(Source code of charts)
** start **

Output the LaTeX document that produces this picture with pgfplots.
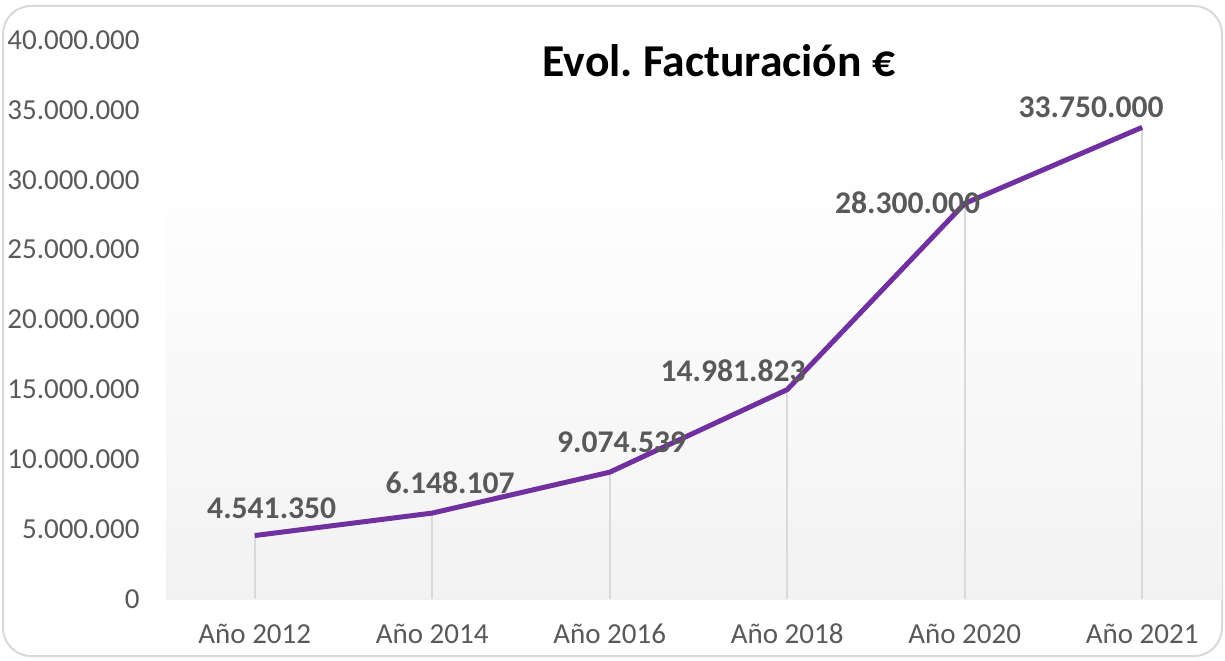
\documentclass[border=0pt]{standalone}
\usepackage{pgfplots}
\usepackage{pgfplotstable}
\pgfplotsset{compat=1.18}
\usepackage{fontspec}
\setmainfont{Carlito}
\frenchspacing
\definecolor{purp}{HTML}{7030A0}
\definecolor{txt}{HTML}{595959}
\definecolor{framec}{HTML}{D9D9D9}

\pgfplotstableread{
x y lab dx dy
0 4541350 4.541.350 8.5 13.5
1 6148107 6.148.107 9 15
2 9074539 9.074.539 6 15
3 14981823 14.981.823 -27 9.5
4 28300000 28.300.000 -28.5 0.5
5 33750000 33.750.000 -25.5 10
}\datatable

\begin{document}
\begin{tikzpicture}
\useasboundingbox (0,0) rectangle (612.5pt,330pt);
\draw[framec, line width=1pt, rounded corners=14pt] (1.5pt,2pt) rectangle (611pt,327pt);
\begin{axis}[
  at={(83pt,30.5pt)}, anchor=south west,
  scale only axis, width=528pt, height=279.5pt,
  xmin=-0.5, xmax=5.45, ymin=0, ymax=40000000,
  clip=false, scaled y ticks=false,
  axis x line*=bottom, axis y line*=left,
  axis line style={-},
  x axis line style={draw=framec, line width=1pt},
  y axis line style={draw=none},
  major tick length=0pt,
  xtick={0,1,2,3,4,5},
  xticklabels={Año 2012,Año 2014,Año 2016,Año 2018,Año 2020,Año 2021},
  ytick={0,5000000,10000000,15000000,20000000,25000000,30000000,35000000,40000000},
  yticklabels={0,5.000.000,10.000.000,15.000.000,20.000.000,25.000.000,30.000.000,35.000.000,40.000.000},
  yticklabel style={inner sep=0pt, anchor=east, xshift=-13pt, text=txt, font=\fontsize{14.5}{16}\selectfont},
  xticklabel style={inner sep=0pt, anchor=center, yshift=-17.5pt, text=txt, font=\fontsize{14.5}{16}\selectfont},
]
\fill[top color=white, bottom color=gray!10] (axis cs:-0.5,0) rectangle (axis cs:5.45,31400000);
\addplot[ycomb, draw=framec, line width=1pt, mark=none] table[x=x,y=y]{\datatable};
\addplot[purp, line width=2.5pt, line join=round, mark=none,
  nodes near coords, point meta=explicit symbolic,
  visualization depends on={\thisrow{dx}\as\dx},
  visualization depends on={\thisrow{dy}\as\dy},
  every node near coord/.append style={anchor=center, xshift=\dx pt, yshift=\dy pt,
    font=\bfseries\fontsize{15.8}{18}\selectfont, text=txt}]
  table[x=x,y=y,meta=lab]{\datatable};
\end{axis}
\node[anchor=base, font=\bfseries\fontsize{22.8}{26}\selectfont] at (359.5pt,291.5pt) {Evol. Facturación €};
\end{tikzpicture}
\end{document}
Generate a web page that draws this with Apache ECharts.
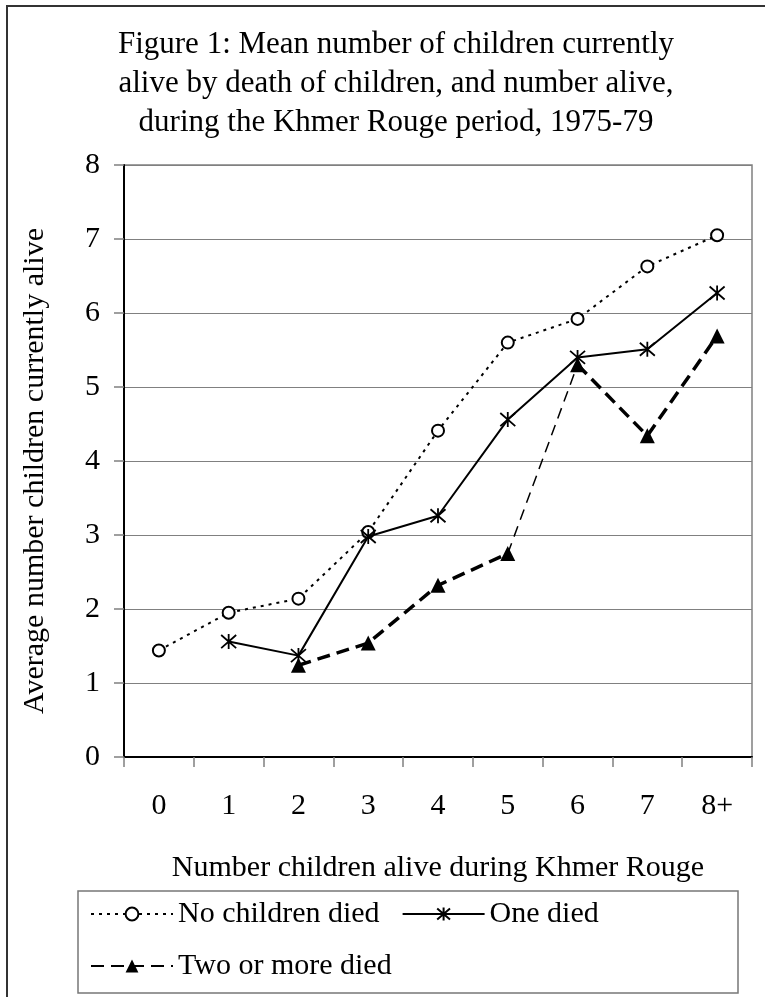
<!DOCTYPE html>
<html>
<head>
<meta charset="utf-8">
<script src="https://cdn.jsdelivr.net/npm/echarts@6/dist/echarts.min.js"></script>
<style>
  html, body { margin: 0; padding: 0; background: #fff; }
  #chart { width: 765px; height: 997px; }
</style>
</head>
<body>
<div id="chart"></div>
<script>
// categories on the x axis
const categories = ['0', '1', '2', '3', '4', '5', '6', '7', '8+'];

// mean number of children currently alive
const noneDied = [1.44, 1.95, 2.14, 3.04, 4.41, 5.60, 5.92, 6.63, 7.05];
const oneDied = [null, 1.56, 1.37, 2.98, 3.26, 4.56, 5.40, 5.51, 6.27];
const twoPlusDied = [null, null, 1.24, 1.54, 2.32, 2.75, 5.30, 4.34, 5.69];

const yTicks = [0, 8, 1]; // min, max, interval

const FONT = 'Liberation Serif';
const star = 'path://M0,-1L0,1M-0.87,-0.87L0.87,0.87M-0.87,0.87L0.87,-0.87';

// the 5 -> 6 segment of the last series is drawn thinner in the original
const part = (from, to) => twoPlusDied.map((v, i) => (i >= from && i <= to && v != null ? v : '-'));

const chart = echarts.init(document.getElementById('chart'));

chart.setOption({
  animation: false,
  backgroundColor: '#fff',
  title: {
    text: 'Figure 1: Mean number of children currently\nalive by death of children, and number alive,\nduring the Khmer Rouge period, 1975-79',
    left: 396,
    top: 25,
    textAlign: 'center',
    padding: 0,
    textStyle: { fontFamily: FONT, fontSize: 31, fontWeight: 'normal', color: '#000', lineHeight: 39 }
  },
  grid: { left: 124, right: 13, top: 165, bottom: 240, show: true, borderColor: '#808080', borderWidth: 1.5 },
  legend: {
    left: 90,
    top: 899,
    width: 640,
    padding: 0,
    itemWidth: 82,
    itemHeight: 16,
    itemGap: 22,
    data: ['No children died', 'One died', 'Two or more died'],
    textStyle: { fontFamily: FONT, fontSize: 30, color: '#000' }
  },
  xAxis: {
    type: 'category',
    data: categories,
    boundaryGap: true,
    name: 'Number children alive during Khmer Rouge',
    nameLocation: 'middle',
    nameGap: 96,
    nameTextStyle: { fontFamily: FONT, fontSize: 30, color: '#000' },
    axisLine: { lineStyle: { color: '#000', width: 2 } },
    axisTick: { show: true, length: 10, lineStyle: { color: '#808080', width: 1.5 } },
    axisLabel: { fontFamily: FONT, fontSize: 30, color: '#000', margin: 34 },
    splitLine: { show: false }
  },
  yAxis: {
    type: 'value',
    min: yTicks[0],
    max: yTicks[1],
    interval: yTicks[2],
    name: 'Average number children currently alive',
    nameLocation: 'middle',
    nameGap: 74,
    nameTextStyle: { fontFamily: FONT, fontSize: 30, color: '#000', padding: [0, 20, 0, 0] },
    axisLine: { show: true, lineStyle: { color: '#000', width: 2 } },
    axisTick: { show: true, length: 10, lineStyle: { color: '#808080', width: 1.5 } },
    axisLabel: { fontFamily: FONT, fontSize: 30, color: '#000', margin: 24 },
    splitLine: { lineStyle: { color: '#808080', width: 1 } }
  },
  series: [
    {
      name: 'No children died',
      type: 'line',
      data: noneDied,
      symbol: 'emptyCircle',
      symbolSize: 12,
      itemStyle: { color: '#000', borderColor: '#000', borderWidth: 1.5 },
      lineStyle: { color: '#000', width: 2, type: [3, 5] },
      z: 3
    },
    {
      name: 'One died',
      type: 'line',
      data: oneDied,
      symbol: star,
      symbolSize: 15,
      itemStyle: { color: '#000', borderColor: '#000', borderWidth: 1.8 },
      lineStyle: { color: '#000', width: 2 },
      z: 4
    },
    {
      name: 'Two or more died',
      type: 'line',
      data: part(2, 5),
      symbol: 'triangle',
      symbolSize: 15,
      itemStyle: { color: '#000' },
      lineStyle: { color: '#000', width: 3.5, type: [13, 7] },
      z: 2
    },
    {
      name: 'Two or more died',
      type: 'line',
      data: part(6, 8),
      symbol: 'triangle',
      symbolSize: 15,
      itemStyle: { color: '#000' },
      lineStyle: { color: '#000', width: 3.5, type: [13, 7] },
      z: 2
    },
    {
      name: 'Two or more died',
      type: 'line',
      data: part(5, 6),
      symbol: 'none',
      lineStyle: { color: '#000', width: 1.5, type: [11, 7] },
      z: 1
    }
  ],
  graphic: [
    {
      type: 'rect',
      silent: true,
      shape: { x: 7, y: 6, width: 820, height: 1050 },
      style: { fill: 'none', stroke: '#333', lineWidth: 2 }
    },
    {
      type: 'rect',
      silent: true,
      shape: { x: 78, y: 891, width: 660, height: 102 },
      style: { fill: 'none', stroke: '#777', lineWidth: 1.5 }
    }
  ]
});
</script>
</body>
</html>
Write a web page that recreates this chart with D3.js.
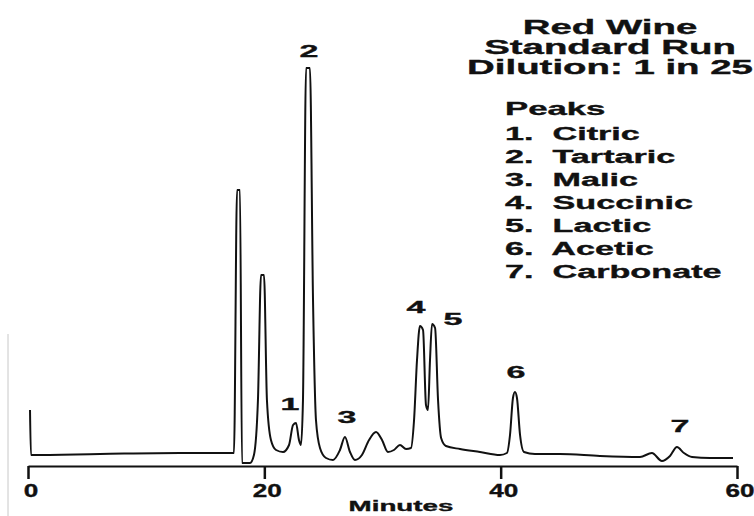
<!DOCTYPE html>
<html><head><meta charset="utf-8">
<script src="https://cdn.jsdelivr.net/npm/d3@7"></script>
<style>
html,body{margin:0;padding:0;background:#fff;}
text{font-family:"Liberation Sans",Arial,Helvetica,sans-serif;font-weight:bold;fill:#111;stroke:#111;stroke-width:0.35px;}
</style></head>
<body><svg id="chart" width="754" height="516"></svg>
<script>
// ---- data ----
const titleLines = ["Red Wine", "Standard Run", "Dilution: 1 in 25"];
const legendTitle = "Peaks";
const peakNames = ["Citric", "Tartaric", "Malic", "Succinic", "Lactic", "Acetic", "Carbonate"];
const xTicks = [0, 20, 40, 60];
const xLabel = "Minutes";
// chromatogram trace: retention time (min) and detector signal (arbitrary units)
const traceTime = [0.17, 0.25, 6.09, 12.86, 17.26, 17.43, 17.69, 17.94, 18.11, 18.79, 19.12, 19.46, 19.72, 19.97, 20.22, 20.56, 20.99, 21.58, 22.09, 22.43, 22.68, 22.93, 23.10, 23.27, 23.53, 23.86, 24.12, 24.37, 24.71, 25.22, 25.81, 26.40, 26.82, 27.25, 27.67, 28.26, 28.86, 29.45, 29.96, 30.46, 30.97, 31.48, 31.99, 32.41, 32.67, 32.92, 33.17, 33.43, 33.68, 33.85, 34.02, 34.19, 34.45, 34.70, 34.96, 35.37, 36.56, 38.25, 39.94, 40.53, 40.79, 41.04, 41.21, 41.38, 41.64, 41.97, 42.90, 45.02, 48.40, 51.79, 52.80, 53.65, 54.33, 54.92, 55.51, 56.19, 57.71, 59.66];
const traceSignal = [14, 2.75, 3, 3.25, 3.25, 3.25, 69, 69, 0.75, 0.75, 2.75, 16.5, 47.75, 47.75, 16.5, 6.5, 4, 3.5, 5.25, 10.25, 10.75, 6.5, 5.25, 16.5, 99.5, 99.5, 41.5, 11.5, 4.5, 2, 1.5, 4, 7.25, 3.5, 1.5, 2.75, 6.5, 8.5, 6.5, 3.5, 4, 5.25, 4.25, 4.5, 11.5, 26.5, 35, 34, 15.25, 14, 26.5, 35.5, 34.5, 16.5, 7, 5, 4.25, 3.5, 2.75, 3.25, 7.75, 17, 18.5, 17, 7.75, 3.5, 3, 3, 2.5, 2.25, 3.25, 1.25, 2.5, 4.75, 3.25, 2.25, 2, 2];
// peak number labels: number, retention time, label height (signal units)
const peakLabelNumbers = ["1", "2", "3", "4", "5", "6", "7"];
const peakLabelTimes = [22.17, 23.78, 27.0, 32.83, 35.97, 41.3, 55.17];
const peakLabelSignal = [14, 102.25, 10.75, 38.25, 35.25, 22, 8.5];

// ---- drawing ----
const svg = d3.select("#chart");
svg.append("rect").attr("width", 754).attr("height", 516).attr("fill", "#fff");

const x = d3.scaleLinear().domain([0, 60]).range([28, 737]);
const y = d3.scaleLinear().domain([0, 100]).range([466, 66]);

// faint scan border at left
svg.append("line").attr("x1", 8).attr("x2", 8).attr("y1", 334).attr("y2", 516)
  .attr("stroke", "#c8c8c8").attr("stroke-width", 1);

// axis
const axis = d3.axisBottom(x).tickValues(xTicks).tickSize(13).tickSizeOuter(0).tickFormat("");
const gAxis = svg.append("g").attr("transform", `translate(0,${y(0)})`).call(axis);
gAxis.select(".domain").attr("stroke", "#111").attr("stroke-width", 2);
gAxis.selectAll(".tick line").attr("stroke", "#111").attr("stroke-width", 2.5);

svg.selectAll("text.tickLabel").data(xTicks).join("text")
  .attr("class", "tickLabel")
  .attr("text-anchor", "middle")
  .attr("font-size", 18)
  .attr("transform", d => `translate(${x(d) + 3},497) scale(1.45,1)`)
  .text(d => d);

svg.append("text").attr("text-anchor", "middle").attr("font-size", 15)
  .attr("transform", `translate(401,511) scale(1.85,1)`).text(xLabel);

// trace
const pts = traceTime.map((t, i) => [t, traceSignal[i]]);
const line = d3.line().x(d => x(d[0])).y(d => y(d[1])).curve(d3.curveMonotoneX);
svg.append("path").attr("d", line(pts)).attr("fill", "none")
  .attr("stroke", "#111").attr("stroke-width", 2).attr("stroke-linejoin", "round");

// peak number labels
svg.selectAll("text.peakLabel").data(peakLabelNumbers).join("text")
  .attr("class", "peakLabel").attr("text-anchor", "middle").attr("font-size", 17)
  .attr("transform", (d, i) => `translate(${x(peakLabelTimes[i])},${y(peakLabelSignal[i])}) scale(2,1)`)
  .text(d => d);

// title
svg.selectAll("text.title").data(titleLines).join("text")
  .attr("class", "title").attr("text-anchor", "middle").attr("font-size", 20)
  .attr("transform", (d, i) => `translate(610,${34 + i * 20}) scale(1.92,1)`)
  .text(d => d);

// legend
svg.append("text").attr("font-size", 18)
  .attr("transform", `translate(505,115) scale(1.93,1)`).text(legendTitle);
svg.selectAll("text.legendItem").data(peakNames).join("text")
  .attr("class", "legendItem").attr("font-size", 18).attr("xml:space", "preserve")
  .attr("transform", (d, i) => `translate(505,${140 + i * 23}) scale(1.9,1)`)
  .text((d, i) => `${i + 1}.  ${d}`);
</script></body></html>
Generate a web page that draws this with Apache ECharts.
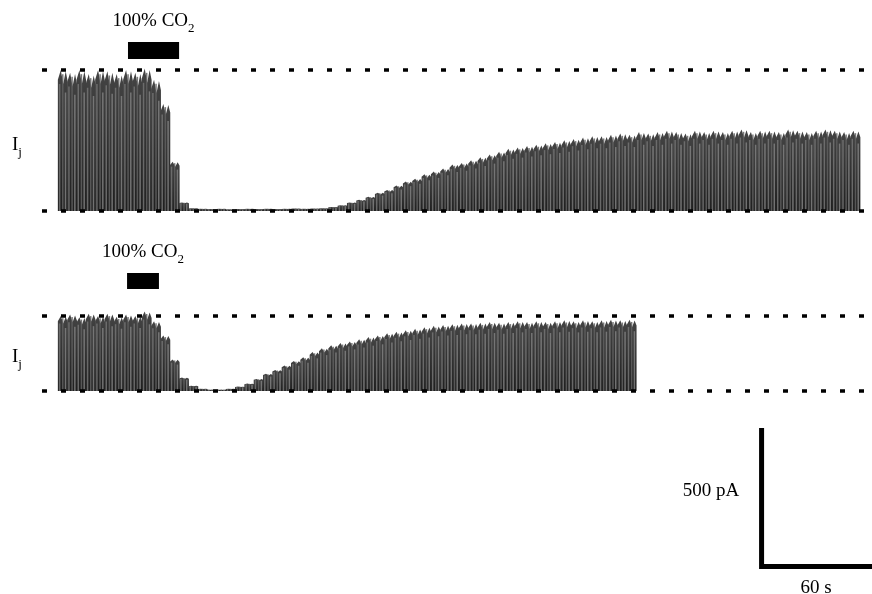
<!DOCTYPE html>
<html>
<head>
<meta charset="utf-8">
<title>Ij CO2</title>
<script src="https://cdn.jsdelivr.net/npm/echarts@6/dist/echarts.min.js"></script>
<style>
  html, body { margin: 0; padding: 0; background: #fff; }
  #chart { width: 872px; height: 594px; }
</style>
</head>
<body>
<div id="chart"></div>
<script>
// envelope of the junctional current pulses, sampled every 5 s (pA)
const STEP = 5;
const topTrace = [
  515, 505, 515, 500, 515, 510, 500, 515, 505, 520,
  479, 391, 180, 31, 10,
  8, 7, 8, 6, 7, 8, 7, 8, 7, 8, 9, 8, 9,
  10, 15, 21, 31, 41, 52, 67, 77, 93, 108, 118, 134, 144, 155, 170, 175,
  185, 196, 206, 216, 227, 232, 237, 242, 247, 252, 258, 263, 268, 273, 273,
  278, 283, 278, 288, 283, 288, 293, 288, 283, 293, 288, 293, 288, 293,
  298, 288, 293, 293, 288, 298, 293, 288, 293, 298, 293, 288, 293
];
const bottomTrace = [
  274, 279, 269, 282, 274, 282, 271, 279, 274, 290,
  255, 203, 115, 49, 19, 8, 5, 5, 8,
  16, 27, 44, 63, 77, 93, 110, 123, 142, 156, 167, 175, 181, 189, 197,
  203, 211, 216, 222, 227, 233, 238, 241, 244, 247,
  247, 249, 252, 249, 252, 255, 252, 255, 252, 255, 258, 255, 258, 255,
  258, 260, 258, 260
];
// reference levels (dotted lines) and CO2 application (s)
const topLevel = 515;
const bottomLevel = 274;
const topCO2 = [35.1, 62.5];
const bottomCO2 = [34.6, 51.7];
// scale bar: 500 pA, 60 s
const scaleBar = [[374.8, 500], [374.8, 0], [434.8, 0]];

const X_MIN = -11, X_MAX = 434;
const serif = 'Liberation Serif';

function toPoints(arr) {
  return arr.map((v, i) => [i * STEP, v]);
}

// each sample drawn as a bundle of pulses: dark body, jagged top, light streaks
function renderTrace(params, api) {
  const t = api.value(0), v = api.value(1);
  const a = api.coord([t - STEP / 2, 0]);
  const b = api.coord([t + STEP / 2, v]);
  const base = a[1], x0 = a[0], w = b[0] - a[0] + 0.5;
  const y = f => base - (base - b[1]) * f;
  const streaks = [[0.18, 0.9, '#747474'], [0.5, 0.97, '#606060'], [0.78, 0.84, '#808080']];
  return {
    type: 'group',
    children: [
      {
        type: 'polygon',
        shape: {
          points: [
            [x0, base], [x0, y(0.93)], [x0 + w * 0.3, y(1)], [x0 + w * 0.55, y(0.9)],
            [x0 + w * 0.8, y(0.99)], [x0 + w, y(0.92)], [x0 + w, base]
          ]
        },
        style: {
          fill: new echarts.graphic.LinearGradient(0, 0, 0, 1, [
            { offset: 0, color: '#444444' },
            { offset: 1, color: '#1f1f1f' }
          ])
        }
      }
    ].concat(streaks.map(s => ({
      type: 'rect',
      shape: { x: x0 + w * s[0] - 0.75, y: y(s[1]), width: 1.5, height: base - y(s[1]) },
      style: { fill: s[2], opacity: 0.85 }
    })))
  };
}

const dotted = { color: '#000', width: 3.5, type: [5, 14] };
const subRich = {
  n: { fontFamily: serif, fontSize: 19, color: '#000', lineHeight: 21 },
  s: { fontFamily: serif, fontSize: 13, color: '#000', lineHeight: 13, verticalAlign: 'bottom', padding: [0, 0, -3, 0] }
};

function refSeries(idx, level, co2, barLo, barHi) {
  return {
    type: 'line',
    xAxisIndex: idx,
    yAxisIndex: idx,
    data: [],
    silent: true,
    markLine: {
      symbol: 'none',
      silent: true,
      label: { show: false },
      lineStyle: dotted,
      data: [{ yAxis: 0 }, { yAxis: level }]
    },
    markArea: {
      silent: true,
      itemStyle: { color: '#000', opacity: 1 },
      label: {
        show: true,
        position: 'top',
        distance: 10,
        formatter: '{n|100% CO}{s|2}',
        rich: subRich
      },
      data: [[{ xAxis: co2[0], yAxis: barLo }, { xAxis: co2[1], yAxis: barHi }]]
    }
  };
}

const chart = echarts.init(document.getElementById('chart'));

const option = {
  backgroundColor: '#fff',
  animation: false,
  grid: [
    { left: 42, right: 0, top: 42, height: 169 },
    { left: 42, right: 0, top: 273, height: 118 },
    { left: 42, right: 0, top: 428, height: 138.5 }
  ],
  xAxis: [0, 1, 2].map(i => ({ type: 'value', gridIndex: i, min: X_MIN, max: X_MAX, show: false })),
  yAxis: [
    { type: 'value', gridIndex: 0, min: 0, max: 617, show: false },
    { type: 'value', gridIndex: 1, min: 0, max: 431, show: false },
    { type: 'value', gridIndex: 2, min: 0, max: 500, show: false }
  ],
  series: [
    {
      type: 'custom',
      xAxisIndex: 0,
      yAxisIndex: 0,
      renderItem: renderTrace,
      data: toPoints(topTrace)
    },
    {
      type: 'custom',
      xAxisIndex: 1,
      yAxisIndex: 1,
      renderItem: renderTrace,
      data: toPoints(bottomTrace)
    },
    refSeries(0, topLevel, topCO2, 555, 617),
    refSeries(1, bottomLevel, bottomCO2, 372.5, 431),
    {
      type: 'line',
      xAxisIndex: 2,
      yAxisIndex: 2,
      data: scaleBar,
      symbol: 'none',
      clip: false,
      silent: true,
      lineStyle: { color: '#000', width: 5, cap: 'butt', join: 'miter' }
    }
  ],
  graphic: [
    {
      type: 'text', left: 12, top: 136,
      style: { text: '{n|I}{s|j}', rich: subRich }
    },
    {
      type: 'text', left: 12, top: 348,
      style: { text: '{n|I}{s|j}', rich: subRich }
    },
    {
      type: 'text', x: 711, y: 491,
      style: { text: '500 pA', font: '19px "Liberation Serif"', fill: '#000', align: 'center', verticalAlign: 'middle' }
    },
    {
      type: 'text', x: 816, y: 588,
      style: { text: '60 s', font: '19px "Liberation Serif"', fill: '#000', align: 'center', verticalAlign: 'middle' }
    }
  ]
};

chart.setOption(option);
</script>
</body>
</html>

** end **

> [Instructions to follow]: Copy each line of the entries that includes the word "with".

> [Answer for this exercise]:
Output the LaTeX document that produces this picture with pgfplots.
Generate a web page that draws this with Apache ECharts.
Write a web page that recreates this chart with D3.js.
Generate a web page that draws this with Apache ECharts.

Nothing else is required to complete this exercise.